The Scottish National Party (SNP) riding the crest of the wave formerly occupied by UKIP as the king making minor party and fresh from backing Labour’s price freeze folly, has now called for the right of the Scottish government to obtain “joint oversight” of Ofgem.
Given the SNP’s route to power sharing, and Labour’s, is a coalition, formal or otherwise, and given Labour’s manifesto commitment to abolish Ofgem, the policy position is somewhat bizarre.
Adding to the confusion, despite a planned execution of the regulator post a Labour electoral success, Ofgem are to be required to implement the price freeze itself!
As a result, the rush for energy legitimacy by the SNP strikes as odd.
In an era of budget cuts, the SNPs call for Ofgem to lay its annual report before the Scottish parliament and appear before its committees strikes as typical of a party entirely unfocussed on ‘austerity’ actions. No matter the additional costs involved and limited benefit, it’s the macho political posturing that seems to matter to Holyrood.
In addition the tax and spend reputation of both potential coalition partners, has been amplified by the SNP’s manifesto commitment to cut energy bills by pushing for the Energy Company Obligation to be funded through general taxation rather than as a levy on customer bills. Deckchairs. Shifting. Titanic comes to mind.
Does any tax payer not also have energy bills to pay ?
The SNP didn’t stop there in their nationalist centric call for energy self interest.
The nationalists called for a new transmission charging regime to place the one that they claim is:
“Penalising Scottish generators and threatening the future of Longannet power station”.
That the SNP conveniently ignore the benefit they receive from the levies placed upon all energy customers to subsidise remote Scottish energy distribution typifies the unbalanced approach to government that any flavour of nationalism naturally brings.
This state of affairs is echoed by the party’s call for more support for Scotland’s offshore wind industry.

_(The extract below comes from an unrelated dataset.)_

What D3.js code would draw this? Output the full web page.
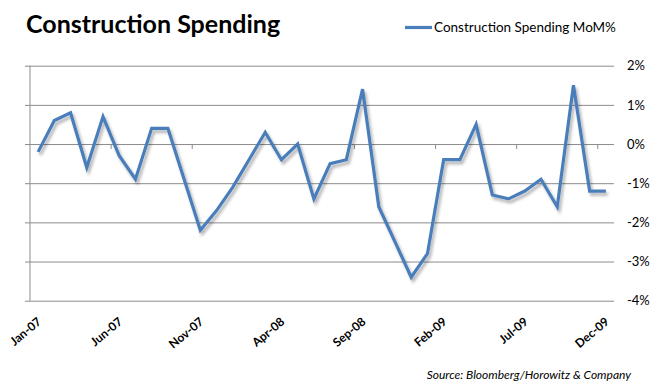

The party has gone to the totalitarian lengths to demand that the next Contracts for Difference allocation round is conducted early and prioritises projects in Scotland.

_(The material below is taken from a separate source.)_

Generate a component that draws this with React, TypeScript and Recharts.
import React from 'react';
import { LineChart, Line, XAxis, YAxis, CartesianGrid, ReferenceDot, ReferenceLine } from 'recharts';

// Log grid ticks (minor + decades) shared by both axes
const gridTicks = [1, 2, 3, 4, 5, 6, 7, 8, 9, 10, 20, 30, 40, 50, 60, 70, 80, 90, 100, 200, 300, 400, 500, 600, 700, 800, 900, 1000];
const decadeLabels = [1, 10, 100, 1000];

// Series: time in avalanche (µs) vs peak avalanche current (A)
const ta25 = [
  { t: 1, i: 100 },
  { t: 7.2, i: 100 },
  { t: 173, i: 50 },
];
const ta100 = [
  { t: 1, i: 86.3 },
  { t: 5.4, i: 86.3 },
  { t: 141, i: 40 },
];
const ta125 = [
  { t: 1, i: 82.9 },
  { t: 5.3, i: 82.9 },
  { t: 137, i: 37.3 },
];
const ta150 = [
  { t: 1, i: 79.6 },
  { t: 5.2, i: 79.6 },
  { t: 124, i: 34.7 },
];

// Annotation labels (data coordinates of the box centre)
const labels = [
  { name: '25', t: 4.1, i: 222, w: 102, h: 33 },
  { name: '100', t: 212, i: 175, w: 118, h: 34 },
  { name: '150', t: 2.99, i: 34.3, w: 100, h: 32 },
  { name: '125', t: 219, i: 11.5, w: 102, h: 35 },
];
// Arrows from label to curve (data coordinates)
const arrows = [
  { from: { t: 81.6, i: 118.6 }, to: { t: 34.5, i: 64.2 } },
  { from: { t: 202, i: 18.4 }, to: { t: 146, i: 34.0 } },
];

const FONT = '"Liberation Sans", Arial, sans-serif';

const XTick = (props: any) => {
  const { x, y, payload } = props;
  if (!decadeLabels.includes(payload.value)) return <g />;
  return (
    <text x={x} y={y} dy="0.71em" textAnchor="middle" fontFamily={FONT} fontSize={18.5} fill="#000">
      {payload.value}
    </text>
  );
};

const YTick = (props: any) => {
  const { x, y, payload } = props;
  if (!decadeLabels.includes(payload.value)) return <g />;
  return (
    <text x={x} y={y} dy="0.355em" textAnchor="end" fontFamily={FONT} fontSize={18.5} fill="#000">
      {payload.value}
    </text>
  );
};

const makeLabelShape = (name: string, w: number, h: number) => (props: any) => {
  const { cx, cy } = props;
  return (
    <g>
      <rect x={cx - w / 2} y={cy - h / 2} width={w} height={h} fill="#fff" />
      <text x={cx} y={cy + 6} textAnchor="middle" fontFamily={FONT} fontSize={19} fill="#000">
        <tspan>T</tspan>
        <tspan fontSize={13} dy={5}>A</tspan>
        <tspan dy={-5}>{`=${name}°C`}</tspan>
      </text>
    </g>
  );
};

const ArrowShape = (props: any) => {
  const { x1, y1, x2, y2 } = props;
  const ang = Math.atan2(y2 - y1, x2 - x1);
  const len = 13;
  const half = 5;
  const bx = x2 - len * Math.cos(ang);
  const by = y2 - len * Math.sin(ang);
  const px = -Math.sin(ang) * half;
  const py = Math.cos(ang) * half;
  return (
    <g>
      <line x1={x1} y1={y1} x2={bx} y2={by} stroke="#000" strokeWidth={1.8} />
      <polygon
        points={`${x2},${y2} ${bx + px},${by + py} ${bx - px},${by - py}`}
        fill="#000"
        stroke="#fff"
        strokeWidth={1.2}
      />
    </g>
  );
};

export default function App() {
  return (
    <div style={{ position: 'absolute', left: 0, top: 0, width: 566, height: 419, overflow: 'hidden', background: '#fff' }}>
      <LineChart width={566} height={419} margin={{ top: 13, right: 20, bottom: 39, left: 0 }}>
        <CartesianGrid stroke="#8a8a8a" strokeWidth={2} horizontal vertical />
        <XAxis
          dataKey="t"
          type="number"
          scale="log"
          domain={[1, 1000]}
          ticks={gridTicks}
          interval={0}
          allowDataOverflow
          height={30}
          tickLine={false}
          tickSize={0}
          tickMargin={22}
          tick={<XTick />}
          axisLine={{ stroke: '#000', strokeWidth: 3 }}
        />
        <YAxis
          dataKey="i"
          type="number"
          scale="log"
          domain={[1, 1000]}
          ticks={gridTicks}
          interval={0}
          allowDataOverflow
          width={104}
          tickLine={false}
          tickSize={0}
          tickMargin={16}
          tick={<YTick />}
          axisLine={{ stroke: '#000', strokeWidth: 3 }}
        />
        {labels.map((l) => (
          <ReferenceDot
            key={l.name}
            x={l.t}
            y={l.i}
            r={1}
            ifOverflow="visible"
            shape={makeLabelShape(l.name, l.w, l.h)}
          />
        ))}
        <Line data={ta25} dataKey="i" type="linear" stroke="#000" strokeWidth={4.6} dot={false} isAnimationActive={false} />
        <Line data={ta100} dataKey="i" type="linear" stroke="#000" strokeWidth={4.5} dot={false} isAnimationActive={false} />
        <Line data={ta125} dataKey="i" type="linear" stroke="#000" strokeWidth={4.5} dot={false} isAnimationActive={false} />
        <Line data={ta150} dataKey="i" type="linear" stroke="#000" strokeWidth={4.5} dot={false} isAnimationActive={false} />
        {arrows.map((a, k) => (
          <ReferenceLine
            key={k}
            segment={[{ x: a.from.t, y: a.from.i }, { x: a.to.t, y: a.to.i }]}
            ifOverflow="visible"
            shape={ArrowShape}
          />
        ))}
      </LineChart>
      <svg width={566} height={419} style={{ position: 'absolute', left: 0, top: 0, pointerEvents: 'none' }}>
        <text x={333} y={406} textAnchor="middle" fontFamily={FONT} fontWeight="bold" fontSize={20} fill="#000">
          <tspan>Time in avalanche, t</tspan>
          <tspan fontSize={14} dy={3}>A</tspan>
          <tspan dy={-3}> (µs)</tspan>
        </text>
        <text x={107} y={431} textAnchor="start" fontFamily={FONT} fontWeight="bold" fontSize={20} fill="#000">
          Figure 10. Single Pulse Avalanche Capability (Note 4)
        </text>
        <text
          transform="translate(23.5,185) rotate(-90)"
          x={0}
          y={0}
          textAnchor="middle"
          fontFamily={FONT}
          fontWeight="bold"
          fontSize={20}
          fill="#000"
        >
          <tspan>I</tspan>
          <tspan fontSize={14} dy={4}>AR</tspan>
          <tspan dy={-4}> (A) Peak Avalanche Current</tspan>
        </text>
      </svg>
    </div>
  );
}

That’s a fair auction criteria perhaps in Stalinist Russia but not in the modem day UK surely?
In an amusing aside, the SNP also calls for subsidy of the offshore oil and gas industry, the same industry that the nationalists claimed was to bankroll their independence movement and their planned spending largesse over the coming decades. A claim not shared at the time or now by any notable independent energy expert.
Despite the obvious contradiction that a non independent Scotland’s golden industry now faced the need for bail outs and subsidies that just months ago was its supposed saviour neatly sums up the SNP’s style of campaigning.

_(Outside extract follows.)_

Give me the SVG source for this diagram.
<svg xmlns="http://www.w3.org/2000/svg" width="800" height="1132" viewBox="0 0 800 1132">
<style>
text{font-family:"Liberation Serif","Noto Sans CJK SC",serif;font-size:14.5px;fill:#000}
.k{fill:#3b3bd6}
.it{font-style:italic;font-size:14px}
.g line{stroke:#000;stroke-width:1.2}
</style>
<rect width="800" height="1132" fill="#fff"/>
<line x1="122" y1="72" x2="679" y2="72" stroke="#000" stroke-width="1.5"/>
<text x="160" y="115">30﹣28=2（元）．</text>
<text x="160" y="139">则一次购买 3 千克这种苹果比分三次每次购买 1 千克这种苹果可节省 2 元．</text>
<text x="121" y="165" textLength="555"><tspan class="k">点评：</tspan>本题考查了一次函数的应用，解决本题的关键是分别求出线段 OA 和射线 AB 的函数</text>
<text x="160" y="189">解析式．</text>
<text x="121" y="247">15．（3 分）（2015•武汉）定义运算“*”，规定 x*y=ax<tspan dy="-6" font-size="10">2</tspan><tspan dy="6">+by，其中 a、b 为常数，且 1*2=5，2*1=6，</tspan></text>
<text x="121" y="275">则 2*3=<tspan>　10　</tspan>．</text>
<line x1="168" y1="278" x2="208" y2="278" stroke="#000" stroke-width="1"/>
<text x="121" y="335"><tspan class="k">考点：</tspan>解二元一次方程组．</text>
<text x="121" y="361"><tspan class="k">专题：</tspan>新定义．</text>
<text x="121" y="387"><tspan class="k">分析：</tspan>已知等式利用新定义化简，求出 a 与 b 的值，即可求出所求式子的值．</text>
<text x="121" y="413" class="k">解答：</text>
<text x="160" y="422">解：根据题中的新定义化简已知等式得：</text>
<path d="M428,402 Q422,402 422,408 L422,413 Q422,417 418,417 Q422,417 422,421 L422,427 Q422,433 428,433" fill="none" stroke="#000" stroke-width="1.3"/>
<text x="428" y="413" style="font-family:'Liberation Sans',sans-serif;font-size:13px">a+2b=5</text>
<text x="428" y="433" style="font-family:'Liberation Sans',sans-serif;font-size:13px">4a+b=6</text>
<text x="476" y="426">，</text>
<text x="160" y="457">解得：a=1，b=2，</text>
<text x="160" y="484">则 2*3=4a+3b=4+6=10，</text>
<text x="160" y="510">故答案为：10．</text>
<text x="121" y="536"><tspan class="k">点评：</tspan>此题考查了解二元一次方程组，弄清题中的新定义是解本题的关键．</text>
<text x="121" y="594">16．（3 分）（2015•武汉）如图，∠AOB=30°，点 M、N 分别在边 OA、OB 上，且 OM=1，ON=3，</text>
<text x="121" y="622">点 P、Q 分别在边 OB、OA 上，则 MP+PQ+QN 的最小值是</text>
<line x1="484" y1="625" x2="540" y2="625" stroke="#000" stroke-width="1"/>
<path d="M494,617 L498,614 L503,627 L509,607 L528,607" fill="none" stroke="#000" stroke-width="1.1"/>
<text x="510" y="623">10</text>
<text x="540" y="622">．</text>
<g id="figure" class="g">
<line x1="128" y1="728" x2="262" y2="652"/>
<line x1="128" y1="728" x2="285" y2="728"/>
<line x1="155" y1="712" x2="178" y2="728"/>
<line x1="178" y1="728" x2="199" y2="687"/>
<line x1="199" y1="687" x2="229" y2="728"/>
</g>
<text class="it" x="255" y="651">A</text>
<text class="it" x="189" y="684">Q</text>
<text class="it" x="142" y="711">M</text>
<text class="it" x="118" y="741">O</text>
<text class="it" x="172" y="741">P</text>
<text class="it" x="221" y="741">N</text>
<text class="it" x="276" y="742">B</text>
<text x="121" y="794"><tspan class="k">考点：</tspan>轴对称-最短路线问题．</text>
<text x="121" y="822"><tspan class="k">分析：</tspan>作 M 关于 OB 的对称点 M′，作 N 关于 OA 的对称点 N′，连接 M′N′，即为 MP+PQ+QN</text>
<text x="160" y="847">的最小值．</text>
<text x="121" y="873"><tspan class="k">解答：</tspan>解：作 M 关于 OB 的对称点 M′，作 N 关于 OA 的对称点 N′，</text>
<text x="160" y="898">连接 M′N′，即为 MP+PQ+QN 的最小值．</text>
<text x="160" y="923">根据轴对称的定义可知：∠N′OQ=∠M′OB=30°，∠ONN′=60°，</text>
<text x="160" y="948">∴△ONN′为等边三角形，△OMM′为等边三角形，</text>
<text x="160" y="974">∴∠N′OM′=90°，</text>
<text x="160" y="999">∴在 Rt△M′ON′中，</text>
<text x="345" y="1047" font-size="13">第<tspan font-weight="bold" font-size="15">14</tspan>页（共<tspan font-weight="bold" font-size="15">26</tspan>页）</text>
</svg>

They’re not the first to exploit the position, indeed the Lib Dems of former times were past masters at the art of ‘say anything you want, we’ll never have to implement’. The only problem is, in a coalition government you need to make or at least contribute to decisions, and that calls for a very different set of skills and rarely ends well for a junior coalition partner of whatever colour, creed and nationality.
Be careful what you call for, the general electorate always calls you to account.